## TASK TO COMPLETE
Go through the records from the first line and retype each one exactly, stopping once the line with "dates = dates[~dates.isin(pd.to_datetime(HOLIDAYS))]" is done. Pictures are left out.

/---

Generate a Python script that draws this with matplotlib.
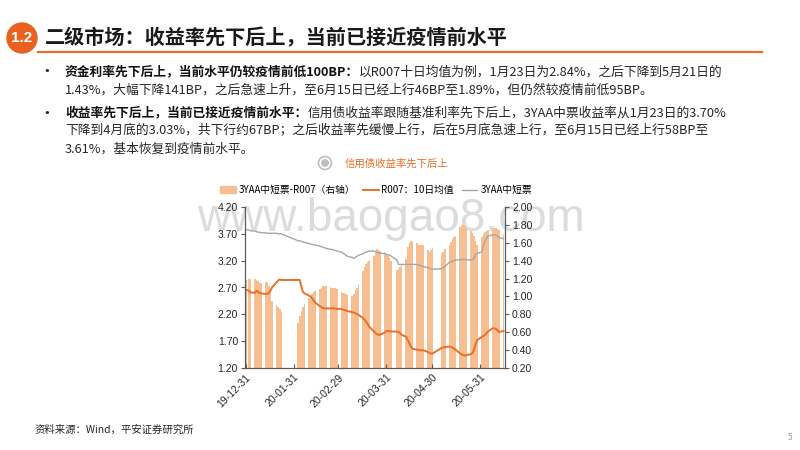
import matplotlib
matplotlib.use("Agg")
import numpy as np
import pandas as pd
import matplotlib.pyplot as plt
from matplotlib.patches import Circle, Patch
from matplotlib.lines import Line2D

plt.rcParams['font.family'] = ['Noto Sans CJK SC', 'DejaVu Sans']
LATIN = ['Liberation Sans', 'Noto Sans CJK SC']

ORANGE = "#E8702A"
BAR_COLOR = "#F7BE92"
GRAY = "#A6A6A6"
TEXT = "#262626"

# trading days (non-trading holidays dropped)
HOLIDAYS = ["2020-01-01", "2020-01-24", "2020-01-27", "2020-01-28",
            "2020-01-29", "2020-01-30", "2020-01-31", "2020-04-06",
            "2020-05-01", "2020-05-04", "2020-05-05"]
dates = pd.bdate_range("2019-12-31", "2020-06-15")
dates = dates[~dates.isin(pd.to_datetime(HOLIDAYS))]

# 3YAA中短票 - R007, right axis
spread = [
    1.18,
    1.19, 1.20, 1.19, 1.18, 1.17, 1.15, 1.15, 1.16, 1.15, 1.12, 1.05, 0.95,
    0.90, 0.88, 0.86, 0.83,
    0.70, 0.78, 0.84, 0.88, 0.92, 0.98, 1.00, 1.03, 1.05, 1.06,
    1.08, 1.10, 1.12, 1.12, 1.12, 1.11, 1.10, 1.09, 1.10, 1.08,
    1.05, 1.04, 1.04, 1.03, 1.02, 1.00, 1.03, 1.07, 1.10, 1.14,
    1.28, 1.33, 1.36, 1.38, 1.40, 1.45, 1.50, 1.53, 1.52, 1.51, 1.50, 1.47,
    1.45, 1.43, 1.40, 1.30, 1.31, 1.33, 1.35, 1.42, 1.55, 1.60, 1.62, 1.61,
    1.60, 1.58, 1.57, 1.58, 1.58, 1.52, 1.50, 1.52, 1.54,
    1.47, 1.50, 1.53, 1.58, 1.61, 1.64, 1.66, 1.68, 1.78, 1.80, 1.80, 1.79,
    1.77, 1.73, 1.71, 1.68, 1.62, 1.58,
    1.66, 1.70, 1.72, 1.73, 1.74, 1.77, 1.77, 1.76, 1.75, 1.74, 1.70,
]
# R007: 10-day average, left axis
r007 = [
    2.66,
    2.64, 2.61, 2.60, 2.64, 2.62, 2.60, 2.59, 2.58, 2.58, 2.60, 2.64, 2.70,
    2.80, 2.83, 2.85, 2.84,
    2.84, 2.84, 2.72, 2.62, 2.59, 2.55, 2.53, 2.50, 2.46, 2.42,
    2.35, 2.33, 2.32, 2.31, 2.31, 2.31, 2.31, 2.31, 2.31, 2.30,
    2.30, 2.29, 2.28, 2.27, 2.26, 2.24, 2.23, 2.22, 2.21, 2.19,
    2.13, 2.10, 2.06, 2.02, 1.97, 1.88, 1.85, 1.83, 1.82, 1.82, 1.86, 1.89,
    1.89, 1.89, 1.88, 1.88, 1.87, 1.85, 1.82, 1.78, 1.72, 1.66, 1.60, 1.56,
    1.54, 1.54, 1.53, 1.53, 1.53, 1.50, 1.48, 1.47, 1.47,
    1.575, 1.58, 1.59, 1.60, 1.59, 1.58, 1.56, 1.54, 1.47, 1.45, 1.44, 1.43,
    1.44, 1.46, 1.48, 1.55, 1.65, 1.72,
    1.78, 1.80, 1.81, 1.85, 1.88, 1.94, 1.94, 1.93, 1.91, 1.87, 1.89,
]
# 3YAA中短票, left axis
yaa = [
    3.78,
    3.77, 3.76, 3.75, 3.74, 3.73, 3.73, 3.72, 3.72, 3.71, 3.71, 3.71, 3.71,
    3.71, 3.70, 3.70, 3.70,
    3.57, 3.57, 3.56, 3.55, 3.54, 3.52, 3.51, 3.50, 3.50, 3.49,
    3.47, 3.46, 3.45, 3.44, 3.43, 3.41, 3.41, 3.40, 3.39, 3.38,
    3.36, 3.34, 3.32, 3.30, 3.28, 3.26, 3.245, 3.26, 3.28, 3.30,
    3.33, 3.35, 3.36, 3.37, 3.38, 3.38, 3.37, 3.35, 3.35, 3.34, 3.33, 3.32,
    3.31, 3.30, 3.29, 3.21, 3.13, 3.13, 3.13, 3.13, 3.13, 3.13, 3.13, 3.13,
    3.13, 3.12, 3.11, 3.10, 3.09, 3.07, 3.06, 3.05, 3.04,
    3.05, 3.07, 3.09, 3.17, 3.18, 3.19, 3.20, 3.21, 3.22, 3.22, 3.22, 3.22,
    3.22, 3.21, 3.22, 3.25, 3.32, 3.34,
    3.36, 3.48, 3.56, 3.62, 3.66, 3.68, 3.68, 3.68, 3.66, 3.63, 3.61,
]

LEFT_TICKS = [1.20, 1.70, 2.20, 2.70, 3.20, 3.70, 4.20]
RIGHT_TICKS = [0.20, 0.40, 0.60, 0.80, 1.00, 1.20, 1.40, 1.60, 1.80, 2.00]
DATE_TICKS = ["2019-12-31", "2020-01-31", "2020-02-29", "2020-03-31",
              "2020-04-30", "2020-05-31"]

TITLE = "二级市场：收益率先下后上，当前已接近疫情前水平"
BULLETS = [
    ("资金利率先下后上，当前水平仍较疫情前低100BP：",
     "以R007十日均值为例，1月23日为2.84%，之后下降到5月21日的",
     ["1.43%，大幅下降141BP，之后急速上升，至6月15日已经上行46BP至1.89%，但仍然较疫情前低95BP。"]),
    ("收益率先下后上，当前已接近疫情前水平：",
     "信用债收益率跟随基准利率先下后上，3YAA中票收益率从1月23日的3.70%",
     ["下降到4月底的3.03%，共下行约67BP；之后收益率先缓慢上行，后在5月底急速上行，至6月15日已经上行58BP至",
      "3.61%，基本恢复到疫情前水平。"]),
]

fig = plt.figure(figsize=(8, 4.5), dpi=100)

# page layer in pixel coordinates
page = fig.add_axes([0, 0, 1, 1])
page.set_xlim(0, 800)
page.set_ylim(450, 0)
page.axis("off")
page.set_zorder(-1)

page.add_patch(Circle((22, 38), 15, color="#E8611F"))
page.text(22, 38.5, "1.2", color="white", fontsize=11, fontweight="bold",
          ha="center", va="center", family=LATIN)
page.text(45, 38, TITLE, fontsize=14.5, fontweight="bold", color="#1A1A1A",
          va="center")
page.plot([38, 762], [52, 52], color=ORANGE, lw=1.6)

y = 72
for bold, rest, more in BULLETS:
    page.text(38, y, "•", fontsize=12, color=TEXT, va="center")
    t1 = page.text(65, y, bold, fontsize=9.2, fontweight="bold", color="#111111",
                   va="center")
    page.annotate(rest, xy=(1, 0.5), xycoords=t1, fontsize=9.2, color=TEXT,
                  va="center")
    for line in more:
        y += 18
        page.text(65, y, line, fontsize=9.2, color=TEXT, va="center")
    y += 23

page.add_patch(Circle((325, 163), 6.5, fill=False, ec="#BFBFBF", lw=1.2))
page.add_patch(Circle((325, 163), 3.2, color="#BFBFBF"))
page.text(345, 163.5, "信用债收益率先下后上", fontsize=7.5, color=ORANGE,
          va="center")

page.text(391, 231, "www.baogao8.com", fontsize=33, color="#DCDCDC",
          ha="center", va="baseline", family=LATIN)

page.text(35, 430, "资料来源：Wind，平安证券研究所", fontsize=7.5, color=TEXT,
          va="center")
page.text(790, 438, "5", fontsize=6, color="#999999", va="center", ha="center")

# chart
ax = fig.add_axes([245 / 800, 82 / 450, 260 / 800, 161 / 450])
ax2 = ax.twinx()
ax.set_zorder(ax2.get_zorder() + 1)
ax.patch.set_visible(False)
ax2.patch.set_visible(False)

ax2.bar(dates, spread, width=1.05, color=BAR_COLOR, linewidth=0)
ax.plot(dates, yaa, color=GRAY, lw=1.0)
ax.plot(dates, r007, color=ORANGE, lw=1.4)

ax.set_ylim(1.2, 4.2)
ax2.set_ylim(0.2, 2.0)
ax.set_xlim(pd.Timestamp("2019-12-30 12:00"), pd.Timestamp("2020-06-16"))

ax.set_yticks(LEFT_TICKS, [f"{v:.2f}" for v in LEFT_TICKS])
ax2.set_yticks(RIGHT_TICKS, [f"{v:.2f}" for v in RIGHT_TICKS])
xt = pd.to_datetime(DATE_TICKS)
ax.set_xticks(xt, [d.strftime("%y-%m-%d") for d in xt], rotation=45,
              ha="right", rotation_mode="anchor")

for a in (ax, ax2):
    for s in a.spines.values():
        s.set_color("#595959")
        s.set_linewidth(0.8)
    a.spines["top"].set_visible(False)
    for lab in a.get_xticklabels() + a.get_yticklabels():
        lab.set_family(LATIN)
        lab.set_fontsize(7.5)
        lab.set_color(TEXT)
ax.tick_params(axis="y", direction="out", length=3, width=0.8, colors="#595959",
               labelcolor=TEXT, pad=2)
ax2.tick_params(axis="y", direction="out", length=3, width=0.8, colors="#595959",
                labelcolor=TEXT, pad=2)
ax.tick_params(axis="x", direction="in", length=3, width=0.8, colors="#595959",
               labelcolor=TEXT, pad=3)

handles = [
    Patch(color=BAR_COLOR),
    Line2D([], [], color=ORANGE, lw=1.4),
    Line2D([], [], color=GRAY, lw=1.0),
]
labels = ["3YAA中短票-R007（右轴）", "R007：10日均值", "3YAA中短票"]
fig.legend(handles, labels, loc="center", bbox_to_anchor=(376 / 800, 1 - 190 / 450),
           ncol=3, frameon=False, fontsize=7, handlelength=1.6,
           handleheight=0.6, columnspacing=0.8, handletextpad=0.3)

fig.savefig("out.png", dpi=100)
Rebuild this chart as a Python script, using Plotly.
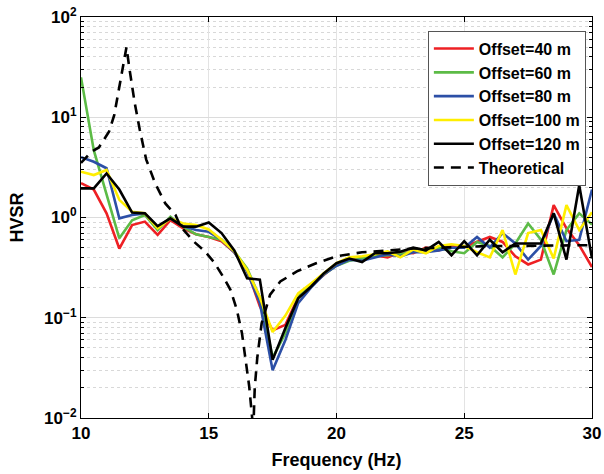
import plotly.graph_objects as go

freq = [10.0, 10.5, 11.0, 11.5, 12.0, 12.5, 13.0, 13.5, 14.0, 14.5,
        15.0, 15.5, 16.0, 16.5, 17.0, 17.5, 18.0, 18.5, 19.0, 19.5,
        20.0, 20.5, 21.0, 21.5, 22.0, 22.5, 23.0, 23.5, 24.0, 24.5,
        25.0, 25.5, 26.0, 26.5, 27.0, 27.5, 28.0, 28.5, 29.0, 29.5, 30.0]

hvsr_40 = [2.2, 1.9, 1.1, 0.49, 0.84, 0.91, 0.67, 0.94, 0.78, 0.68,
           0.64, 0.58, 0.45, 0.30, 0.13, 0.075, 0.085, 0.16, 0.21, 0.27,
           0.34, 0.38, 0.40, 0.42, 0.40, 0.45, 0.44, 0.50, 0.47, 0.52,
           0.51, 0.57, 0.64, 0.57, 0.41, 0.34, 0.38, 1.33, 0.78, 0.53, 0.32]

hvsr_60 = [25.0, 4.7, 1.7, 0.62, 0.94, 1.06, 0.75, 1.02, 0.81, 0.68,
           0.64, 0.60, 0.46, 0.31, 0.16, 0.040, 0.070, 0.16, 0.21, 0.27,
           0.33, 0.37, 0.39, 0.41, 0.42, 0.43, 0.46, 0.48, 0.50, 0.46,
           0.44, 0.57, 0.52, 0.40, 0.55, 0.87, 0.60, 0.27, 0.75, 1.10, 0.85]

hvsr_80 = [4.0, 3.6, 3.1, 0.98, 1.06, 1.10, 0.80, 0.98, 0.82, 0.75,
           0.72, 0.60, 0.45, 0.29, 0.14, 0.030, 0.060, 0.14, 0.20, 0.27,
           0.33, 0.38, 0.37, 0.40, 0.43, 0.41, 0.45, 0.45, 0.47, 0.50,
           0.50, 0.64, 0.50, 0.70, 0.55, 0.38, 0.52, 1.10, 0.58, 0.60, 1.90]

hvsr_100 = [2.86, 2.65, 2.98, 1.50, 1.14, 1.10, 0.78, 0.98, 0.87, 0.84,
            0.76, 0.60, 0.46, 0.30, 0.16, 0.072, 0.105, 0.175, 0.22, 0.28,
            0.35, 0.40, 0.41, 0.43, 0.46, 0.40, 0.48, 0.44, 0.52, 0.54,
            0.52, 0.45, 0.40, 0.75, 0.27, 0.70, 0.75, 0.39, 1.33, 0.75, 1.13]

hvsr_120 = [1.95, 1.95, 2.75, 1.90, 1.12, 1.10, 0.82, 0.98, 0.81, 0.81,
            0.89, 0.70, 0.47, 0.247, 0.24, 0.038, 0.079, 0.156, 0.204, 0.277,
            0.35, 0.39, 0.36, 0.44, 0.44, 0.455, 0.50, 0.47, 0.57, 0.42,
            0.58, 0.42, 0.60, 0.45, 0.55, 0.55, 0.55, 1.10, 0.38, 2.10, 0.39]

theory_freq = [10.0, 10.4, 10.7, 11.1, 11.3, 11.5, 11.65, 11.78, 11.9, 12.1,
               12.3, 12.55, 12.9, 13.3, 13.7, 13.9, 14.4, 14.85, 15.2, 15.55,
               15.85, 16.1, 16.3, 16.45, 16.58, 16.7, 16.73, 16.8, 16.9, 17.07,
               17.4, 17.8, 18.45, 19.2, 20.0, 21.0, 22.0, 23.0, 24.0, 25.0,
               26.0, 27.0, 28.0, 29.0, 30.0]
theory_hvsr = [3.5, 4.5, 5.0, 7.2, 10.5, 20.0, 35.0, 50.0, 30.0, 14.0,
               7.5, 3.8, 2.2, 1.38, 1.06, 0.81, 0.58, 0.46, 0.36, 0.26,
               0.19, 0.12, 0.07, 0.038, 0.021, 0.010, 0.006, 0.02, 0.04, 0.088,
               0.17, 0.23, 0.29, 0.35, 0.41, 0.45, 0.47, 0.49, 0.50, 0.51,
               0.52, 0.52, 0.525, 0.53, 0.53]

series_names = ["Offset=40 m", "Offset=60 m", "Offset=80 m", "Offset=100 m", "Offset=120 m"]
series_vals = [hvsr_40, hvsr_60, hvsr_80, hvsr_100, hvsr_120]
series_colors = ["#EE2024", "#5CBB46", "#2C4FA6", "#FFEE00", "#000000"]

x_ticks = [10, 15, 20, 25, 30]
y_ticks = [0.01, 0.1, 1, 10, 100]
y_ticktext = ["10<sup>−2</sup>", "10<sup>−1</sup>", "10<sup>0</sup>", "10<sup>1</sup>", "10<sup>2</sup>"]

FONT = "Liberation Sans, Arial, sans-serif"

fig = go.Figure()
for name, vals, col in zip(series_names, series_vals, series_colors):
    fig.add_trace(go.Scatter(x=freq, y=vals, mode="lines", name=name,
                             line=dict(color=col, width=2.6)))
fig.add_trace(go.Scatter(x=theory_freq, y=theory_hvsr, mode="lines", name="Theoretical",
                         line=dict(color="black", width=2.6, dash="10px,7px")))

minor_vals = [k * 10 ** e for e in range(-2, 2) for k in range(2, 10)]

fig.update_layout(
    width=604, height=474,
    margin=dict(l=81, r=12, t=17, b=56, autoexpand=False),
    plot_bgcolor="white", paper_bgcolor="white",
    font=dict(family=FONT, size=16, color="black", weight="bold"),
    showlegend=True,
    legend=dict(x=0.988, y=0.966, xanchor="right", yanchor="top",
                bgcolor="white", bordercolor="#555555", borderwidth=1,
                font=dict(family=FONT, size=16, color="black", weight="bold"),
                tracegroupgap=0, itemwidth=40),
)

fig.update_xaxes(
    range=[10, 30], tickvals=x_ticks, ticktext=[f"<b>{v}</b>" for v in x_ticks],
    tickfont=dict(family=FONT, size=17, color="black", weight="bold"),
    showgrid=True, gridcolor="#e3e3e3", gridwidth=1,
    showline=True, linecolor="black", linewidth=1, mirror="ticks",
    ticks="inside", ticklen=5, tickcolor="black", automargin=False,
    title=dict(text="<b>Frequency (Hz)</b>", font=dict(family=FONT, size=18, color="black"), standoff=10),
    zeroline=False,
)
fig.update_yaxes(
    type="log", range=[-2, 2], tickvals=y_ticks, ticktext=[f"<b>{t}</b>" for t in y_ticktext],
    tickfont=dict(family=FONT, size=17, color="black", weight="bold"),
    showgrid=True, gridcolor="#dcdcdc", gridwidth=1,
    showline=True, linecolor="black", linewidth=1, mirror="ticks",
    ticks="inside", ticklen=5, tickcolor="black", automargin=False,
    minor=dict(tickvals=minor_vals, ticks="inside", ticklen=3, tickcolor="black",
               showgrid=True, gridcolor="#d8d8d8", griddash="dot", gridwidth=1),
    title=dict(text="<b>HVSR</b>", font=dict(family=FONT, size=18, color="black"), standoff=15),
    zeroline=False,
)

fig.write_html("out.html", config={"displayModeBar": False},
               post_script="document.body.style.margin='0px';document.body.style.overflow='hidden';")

\---

## OUTPUT FOR THIS EXERCISE
Generate a Python script that draws this with matplotlib.
import matplotlib
matplotlib.use("Agg")
import numpy as np
import pandas as pd
import matplotlib.pyplot as plt
from matplotlib.patches import Circle, Patch
from matplotlib.lines import Line2D

plt.rcParams['font.family'] = ['Noto Sans CJK SC', 'DejaVu Sans']
LATIN = ['Liberation Sans', 'Noto Sans CJK SC']

ORANGE = "#E8702A"
BAR_COLOR = "#F7BE92"
GRAY = "#A6A6A6"
TEXT = "#262626"

# trading days (non-trading holidays dropped)
HOLIDAYS = ["2020-01-01", "2020-01-24", "2020-01-27", "2020-01-28",
            "2020-01-29", "2020-01-30", "2020-01-31", "2020-04-06",
            "2020-05-01", "2020-05-04", "2020-05-05"]
dates = pd.bdate_range("2019-12-31", "2020-06-15")
dates = dates[~dates.isin(pd.to_datetime(HOLIDAYS))]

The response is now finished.